閉塞感を際立たせるカメラワークー映像の魅力
本作の脚本は、ワンシチュエーションで展開するドラマだけに演劇との親和性が高く、これまで幾度となく舞台化されてきた。
では、本来演劇に適した作品をあえて映像で表現することにどのような意味があるのだろうか。以下では、この点について述べたい。
一つ目は、アップの多用だろう。本作では、ツバを飛ばし激論を交わす陪審員たちの顔を、これでもかとばかりにクローズアップして映す。つまり、本作は、『裁かるるジャンヌ』(カール・Th・ドライヤー監督、1928年)や『アウトレイジ』(北野武監督、2010年)同様、役者の「顔」を楽しむ映画なのだ。これは、役者の演技を一定の距離から眺める演劇にはあり得ない表現だ。
二つ目は、閉塞感の表現だろう。監督のルメットは、物語が進むにつれ、徐々にレンズの焦点距離を長くすることで、陪審員室の密度が狭まるように演出。さらに、カメラの高さを徐々に落とし、終盤はローアングルから人物を撮影することで、閉塞感を高めている。
また、投票のシーンでは、12人全員が宣言する様子や挙手する様子をそれぞれのバストショットや手のみのアップで見せることで、それぞれの心のうちの迷いや立場を表現している。

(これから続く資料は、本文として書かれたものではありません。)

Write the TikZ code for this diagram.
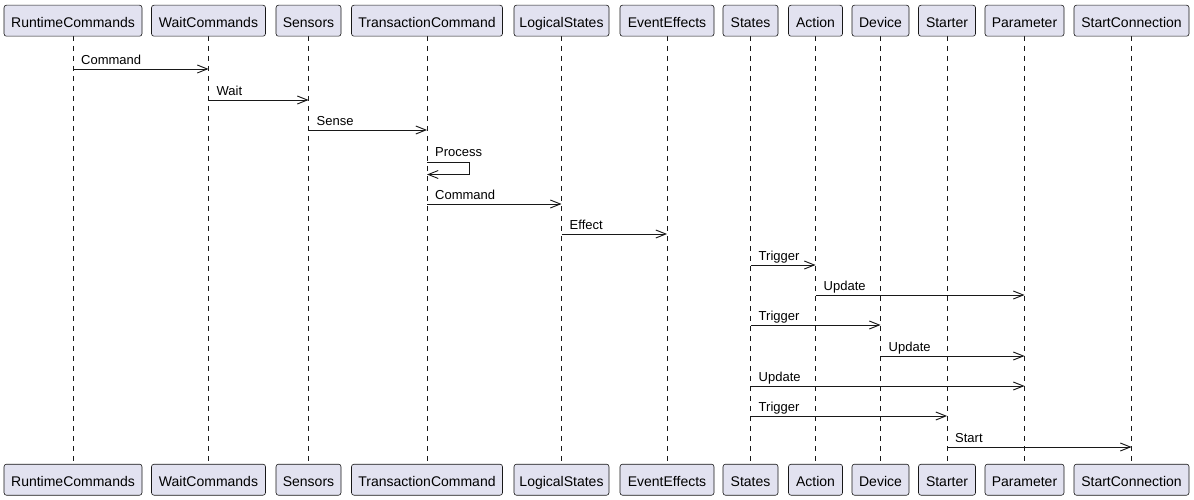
\documentclass[tikz,border=0pt]{standalone}
\usepackage{fontspec}
\setmainfont{Liberation Sans}
\usetikzlibrary{arrows.meta}
\definecolor{boxfill}{HTML}{E2E2F0}
\definecolor{boxline}{HTML}{181818}
\tikzset{
  part/.style={draw=boxline, line width=0.6pt, fill=boxfill, rounded corners=2.5pt,
    minimum height=31pt, inner sep=0pt, text height=14pt, text depth=1pt,
    font=\fontsize{14pt}{16pt}\selectfont, text=black},
  life/.style={draw=boxline, line width=0.5pt, dash pattern=on 5pt off 5pt},
  msg/.style={draw=boxline, line width=0.9pt, -{Straight Barb[length=10pt,width=8pt,line width=0.9pt]}},
  lbl/.style={anchor=base west, inner sep=0pt, font=\fontsize{13pt}{15pt}\selectfont}
}
\begin{document}
\begin{tikzpicture}[x=1pt,y=-1pt]
\useasboundingbox[fill=white] (0,0) rectangle (1194,500);
% participants (top / bottom)
\foreach \n/\t/\x/\w in {rc/RuntimeCommands/73/138, wc/WaitCommands/208.5/114, se/Sensors/308.5/65,
  tc/TransactionCommand/427/151, ls/LogicalStates/561.5/95, ee/EventEffects/667/94,
  st/States/750.5/55, ac/Action/815.5/54, de/Device/880.5/57, sr/Starter/947/57,
  pa/Parameter/1024.5/79, sc/StartConnection/1131.5/115}{
  \draw[life] (\x,36) -- (\x,464);
  \node[part, minimum width=\w pt] (\n) at (\x,20.7) {\t};
  \node[part, minimum width=\w pt] (\n b) at (\x,479.7) {\t};
}
% messages
\draw[msg] (rc |- 0,69) -- (wc |- 0,69);
\node[lbl] at ([xshift=8pt]rc |- 0,64.5) {Command};
\draw[msg] (wc |- 0,100) -- (se |- 0,100);
\node[lbl] at ([xshift=8pt]wc |- 0,95.5) {Wait};
\draw[msg] (se |- 0,130) -- (tc |- 0,130);
\node[lbl] at ([xshift=8pt]se |- 0,125.5) {Sense};
\draw[msg] (tc |- 0,162) -- ++(42,0) -- ++(0,12.5) -- (tc |- 0,174.5);
\node[lbl] at ([xshift=8pt]tc |- 0,156.5) {Process};
\draw[msg] (tc |- 0,204) -- (ls |- 0,204);
\node[lbl] at ([xshift=8pt]tc |- 0,199.5) {Command};
\draw[msg] (ls |- 0,234) -- (ee |- 0,234);
\node[lbl] at ([xshift=8pt]ls |- 0,229.5) {Effect};
\draw[msg] (st |- 0,265) -- (ac |- 0,265);
\node[lbl] at ([xshift=8pt]st |- 0,260.5) {Trigger};
\draw[msg] (ac |- 0,295) -- (pa |- 0,295);
\node[lbl] at ([xshift=8pt]ac |- 0,290.5) {Update};
\draw[msg] (st |- 0,325) -- (de |- 0,325);
\node[lbl] at ([xshift=8pt]st |- 0,320.5) {Trigger};
\draw[msg] (de |- 0,356) -- (pa |- 0,356);
\node[lbl] at ([xshift=8pt]de |- 0,351.5) {Update};
\draw[msg] (st |- 0,386) -- (pa |- 0,386);
\node[lbl] at ([xshift=8pt]st |- 0,381.5) {Update};
\draw[msg] (st |- 0,416) -- (sr |- 0,416);
\node[lbl] at ([xshift=8pt]st |- 0,411.5) {Trigger};
\draw[msg] (sr |- 0,447) -- (sc |- 0,447);
\node[lbl] at ([xshift=8pt]sr |- 0,442.5) {Start};
\end{tikzpicture}
\end{document}
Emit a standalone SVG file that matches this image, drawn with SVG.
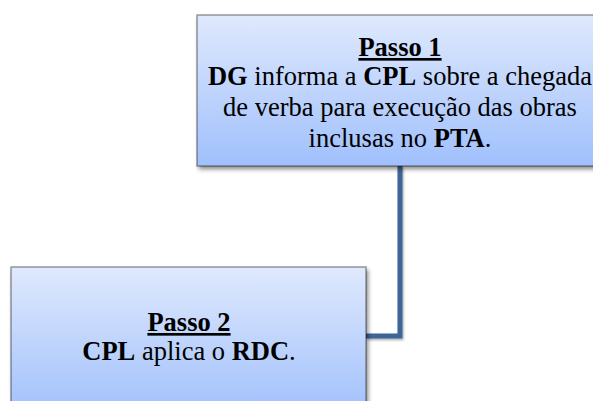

この辺りの表現も、ルメットの技が光る演出になっている。
本作のカメラを担当したボリス・カウフマンは、夭折したフランスの天才監督ジャン・ヴィゴの作品で知られる、映画史に残る名撮影監督。密室劇である本作では、ジャン・ヴィゴ作品でお馴染みの美しい自然描写は観られないが、その代わり堅実なカメラワークで緊張感のある持続を丁寧にすくい取っている。